5 Critical Updates on US Tariffs (2025)

Tariff headlines are moving fast, but the impact on balance‑sheet moves even faster. Since April 2025, the United States has reset the ground rules on import duties, trade compliance, and supply‑chain costs. We are now looking at a universal 10% duty on every shipment that crosses U.S. borders. There’s also very targeted tariffs on Chinese vessels docking at American ports.

For manufacturers already fighting margin compression, ignoring these shifts can mean surprise cost inflators, inventory disruptions, or worse: pricing that leaves you uncompetitive overnight. Below are the five critical tariff updates effective on Spring of 2025, what they mean for your procurement strategy, and the forward‑looking actions smart Finance and Supply Chain teams are already taking to protect the bottom line.

1. The Universal 10 Percent Tariff Is Now The Permanent Baseline

Yesterday, May 13th, 2025, U.S. Trade Representative Jamieson Greer confirmed that the 10% “universal tariff” introduced on April 2 remains in force indefinitely. The duty applies to virtually every product from every country, setting a new cost floor for import‑reliant businesses.
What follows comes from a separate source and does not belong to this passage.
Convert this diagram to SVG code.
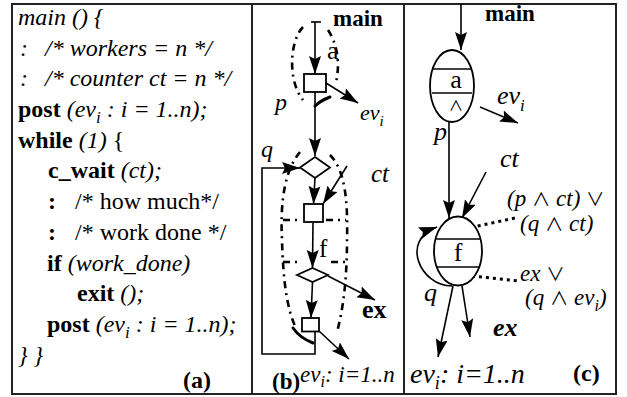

While bilateral deals can still carve out narrow relief, firms should model a 10% landed‑cost increase across all inbound SKUs and revisit pricing triggers in contracts indexed to total landed cost.

  • How to mitigate this: update your Bill of Materials (BOM) cost tables and re‑price annual customer agreements assuming the 10% baseline; negotiate supplier cost‑sharing where feasible.

2. China‑Specific Rates Suspended for 90 Days

The same announcement revealed a temporary truce with Beijing. Starting May 14, 2025 through August 12, 2025, the punitive 125% duty on Chinese imports drops to the 10% baseline, except for fentanyl‑related products, still at 20%. After the 90‑day window the higher rate snaps back unless talks progress. Manufacturers sourcing critical components from China gain short‑term relief but must should hedge against a Q3 2025 duty spike.

  • How to mitigate this: pull forward China‑origin purchases into the discount window (i.e., plan your purchasing), explore dual sourcing, and lock in logistics capacity before August 2025.

3. Section 232 Metal Tariffs Jump to 25 Percent and Exclusions Vanish

Effective March 12, 2025, Section 232 duties on steel, aluminum, and derivative products doubled from 10% to 25%, and the Commerce Department revoked all country and product exclusions. That means everything from empty aluminum cans to specialty steel fasteners now attracts the full tariff unless separately exempted under USMCA stacking rules. If your cost of goods sold leans on metal inputs, this is the single largest hard‑cost escalator of 2025.

  • How to mitigate this: re‑quote long‑term metal supply contracts, consider duty‑deferral programs (FTZs, bonded warehouses), and model cap‑ex ROI on reshoring or alloy substitution projects.

4. De Minimis Loophole Closed for Chinese Parcels (up to 120% Duty)

Customs and Border Protection will no longer allow the $800 de minimis exemption for Chinese‑origin goods as of May 2, 2025. Parcels that once sailed through duty‑free now face either ad‑valorem tariffs of up to 120% or specific dollar duties per item. E‑commerce sellers and manufacturers using expedited small‑parcel shipments for prototypes or spare parts will feel the sting first.

  • How to mitigate this: consolidate shipments into formal entries, move sample traffic to non‑Chinese vendors (e.g., Mexican vendors), and audit your ERP for de minimis flags that now trigger duties.

5. New Section 301 Fees Target Chinese Maritime & Shipbuilding Dominance

On April 17, 2025 the office of the United States Trade Representative (USTR) concluded its year‑long investigation into China’s shipbuilding strategy and announced graduated fees on Chinese‑built or Chinese‑operated vessels entering U.S. ports. Fees start at $0 for 180 days, then rise annually, while parallel tariffs on ship‑to‑shore cranes are out for public comment. Although indirect, the rule raises inbound freight costs, especially for bulk and containerized cargoes routed on Chinese fleets.

  • How to mitigate this: negotiate forwarder contracts that pass through vessel‑specific surcharges transparently, and diversify routings to carriers with non‑Chinese tonnage where possible.

Conclusion

Tariff volatility is the new normal. A fixed 10% duty blanket, a fleeting China reprieve, higher Section 232 rates, the end of de minimis for Chinese parcels, and fresh Section 301 maritime fees collectively reshape every cost model built before April 2025. Finance and Supply Chain leaders who treat these as line‑item nuisances will scramble; those who embed tariff intelligence into procurement, pricing, and cash‑flow forecasting will protect margins and win market share.